EI purchased Eagle Island in November 2015 through a generous donation. Much infrastructure work has been completed, including priority historic rehabilitation partially funded by a grant from the New York State Regional Economic Development Council. Former campers, staff and others devoted to EI’s mission have provided financial and other support.

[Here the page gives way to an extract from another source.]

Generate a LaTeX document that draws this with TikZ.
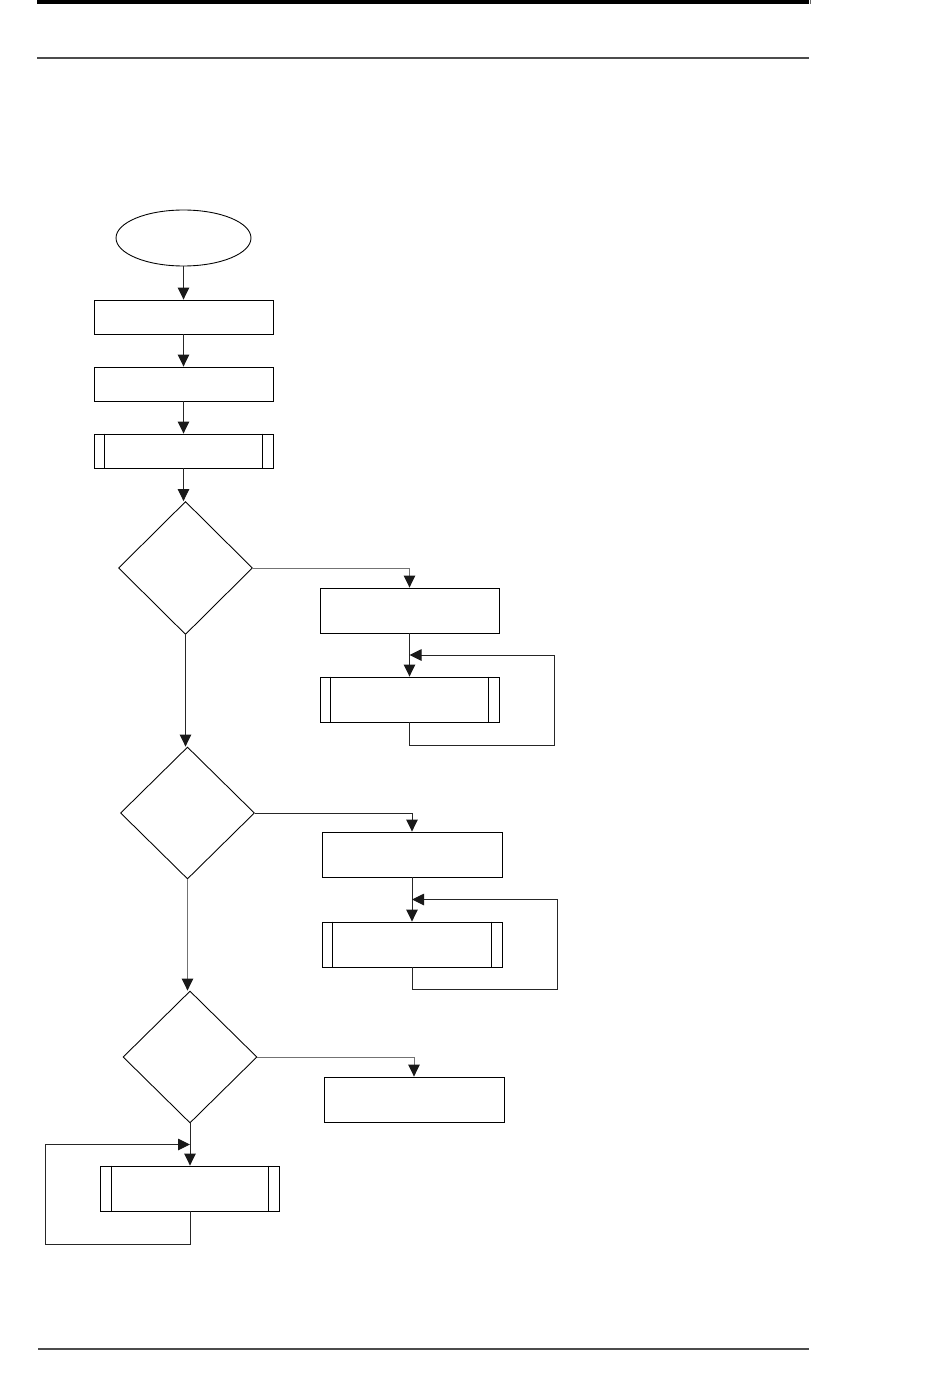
\documentclass[tikz,border=0pt]{standalone}
\usepackage{tikz}
\usetikzlibrary{calc,arrows.meta,shapes.geometric}
\def\sidebars(#1)(#2){\draw[line width=0.5pt] ($(#1.north west)+(#2,0)$) -- ($(#1.south west)+(#2,0)$); \draw[line width=0.5pt] ($(#1.north east)-(#2,0)$) -- ($(#1.south east)-(#2,0)$);}
\tikzset{
  procbox/.style={draw, line width=0.5pt, rectangle, inner sep=0pt, minimum width=3.58cm},
  decbox/.style={draw, line width=0.5pt, diamond, inner sep=0pt, minimum width=2.68cm, minimum height=2.66cm},
  flow/.style={line width=0.55pt, color=black!85, -{Triangle[length=2.4mm, width=2.3mm, color=black!90]}},
  paleflow/.style={flow, color=black!55}
}

\begin{document}
\begin{tikzpicture}[x=0.02cm, y=-0.02cm]
		%%%%% START %%%%%
		\useasboundingbox (0,0) rectangle (950,1398);
		
		\fill[black] (37,0) rectangle (809,4);
		\draw[line width=0.6pt, color=black!60] (810.5,0) -- (810.5,4);
		\draw[line width=0.8pt, color=black!70] (37,58) -- (809,58);
		\draw[line width=0.8pt, color=black!70] (38,1349) -- (809,1349);
		
		\node[draw, line width=0.5pt, ellipse, inner sep=0pt, minimum width=2.7cm, minimum height=1.12cm] (start) at (183.5,238) {};
		\node[procbox, minimum height=0.68cm] (b1) at (183.5,317) {};
		\node[procbox, minimum height=0.68cm] (b2) at (183.5,384) {};
		\node[procbox, minimum height=0.68cm] (b3) at (183.5,451) {};
		\sidebars(b3)(11)
		
		\node[decbox] (d1) at (185.5,568) {};
		\node[procbox, minimum height=0.9cm] (b4) at (409.5,610.5) {};
		\node[procbox, minimum height=0.9cm] (b5) at (409.5,699.5) {};
		\sidebars(b5)(11)
		
		\node[decbox, minimum height=2.64cm] (d2) at (187.5,813) {};
		\node[procbox, minimum width=3.6cm, minimum height=0.9cm] (b6) at (412,854.5) {};
		\node[procbox, minimum width=3.6cm, minimum height=0.9cm] (b7) at (412,944.5) {};
		\sidebars(b7)(11)
		
		\node[decbox, minimum height=2.64cm] (d3) at (190,1057) {};
		\node[procbox, minimum width=3.6cm, minimum height=0.9cm] (b8) at (414,1099.5) {};
		\node[procbox, minimum height=0.9cm] (b9) at (190,1188.5) {};
		\sidebars(b9)(11)
		
		\coordinate (m45) at ($(b4.south)!0.5!(b5.north)$);
		\coordinate (m67) at ($(b6.south)!0.5!(b7.north)$);
		\coordinate (m39) at ($(d3.south)!0.5!(b9.north)$);
		
		\draw[flow] (start) -- (b1);
		\draw[flow] (b1) -- (b2);
		\draw[flow] (b2) -- (b3);
		\draw[flow] (b3) -- (b3 |- d1.north);
		
		\draw[paleflow] (d1.east) -| (b4.north);
		\draw[flow] (b4) -- (b5);
		\draw[flow] (b5.south) |- ++(145,23) |- (m45);
		\draw[flow] (d1.south) -- (d1.south |- d2.north);
		
		\draw[flow] (d2.east) -| (b6.north);
		\draw[flow] (b6) -- (b7);
		\draw[flow] (b7.south) |- ++(145,22) |- (m67);
		\draw[paleflow] (d2.south) -- (d2.south |- d3.north);
		
		\draw[paleflow] (d3.east) -| (b8.north);
		\draw[flow] (d3.south) -- (b9.north);
		\draw[flow] (b9.south) |- ++(-145,33) |- (m39);
		
		%%%%% END %%%%%
	\end{tikzpicture}
\end{document}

Eagle Island Camp returned as a youth camp this past summer, welcoming day campers from the local area for programming that included sailing, kayaking and swimming. In 2020 Eagle Island Camp will again offer Day Camp and expand into Overnight Camp, Family Camp, Women’s Weekends and more. The vision for Eagle Island is threefold: (1) to provide an environmentally responsible and economically sustainable summer camp accessible to youth of diverse socioeconomic backgrounds, (2) to conserve and preserve Eagle Island’s natural and historic character, and (3) to facilitate historic tours that promote public understanding, appreciation and stewardship of Adirondack heritage.

Eagle Island Camp was designed in 1903 by preeminent Adirondack architect William Coulter for Levi P. Morton. Morton had served as both New York Governor and United States Vice President. Eagle Island has been described as a quintessential and highly intact example of an American Adirondack Camp, and as perhaps the finest example of Coulter’s work.